Her comments followed an address by Dr Shekhar Saxena, director of mental health and substance abuse at the WHO, who announced that the World Bank had committed, following a meeting with the WHO in April, to supporting mental health in a far bigger way.

The main message was that any country applying for World Bank loans for health projects would have to ensure a mental health component was included.

Continuing the call for activism for the mental health cause, Professor Dinesh Bhugra, president of the World Psychiatric Association, told the audience they had launched a Bill of Rights for those with mental illness in the House of Lords in London two weeks earlier.

A of total 61 organisations around the world had signed it, and the South African Society of Psychiatrists had indicated it too would sign the document.

“I need every bit of help from everyone here to change the way we treat our patients, who are the most vulnerable,” Bhugra said.

Earlier in his speech, Bhugra revealed the World Psychiatric Association had just completed a global survey of 193 countries, which threw up shocking results. These included that people with mental illness could vote in just 11 percent of the countries surveyed, that they enjoyed no employment rights in more than half the countries, and that 42 percent of the nations prevented those with mental illness from entering into any kind of contract, including signing a will or inheriting property.

“There are people from 92 countries here, more than half the number of countries that participated in the survey. I appeal to you all to use any power you have to change attitudes, to make sure those with mental illness are able to lead fully functional lives in communities without discrimination and stigma. Let the movement begin here,” the professor urged.

Saxena added, meanwhile, that the WHO had the necessary ammunition in the form of research and statistics, to back anyone fighting the battle for better mental health services and facilities.

They had proved, he told delegates, that any investment in mental health was just that – an investment, rather than a drain on resources.

“Every effort in mental health pays back much more than the investment. We have evidence of that and we will give you that ammunition you need,” he said.

Addressing the case for Africa specifically, Dlamini-Zuma pointed to WHO statistics which indicated that 40.5 percent of countries globally had no mental health policy, in spite of estimates that one in every four people would suffer a mental health condition.

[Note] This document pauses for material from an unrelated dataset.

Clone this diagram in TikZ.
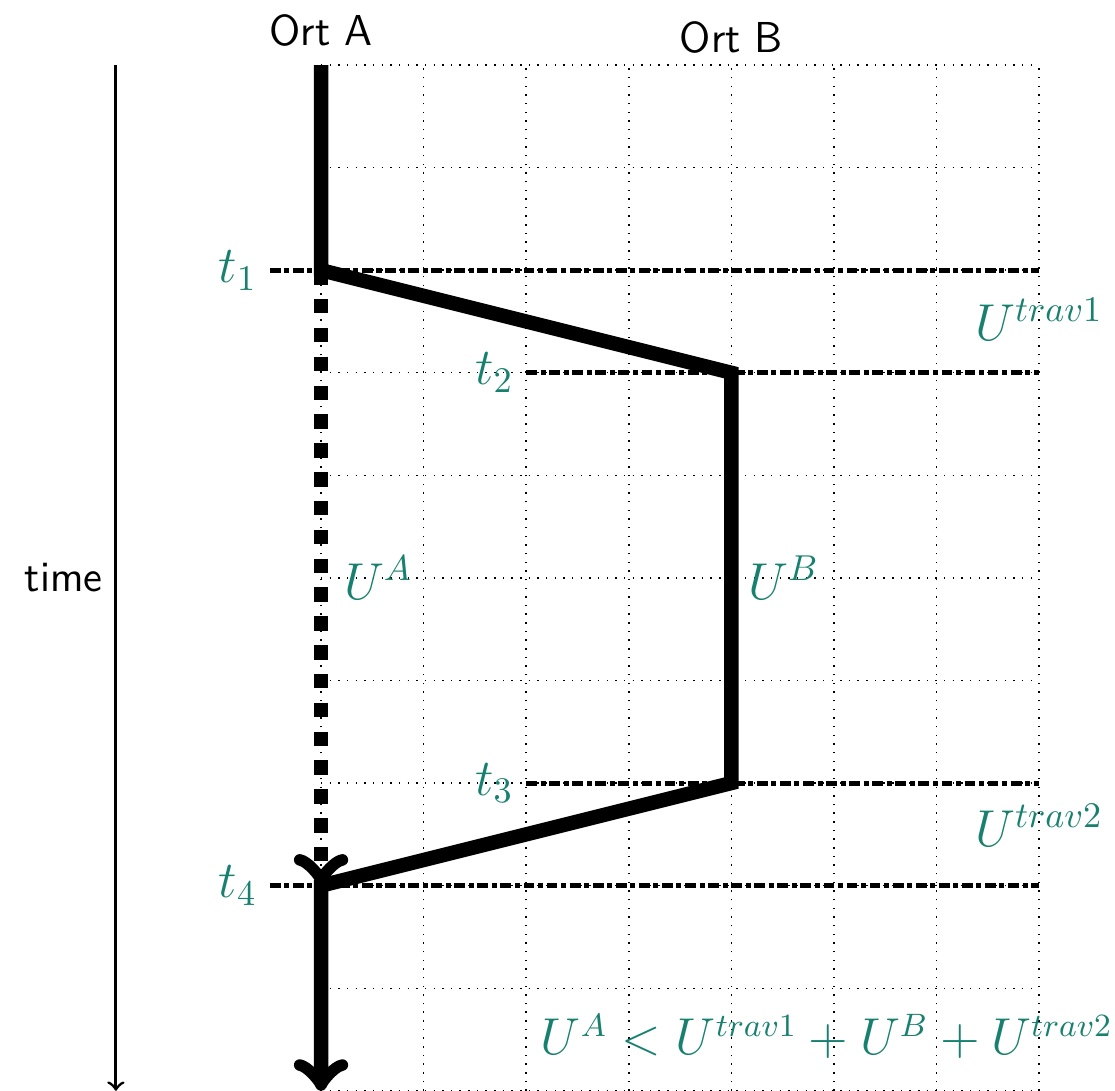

While there were an average nine psychiatrists to every 100 000 people in the west, the comparative figure for the African region was just 0,05 per 100 000 people.

“We need a pan-African movement to ensure there is no discrimination against mental health patients, and we need to develop programmes and proper policies around mental health,” she warned.

As a continent, Africa needed to not only update existing mental health policies and community-based interventions, but to see these formalised at AU level.

With the enormous lack of human resources, Africa also had to find other ways of helping improve mental health, without relying exclusively on psychiatrists.

“In Africa we cannot rely on Western models where there are abundant resources. We need to look at creative ways of using what we have,” Dlamini-Zuma said.

But what should never be lost sight of was the importance of treating mental health patients with dignity, and working to break down the stigma hindering treatment across the globe.

“With health, the economy can’t grow … We can’t do anything without health,” she said.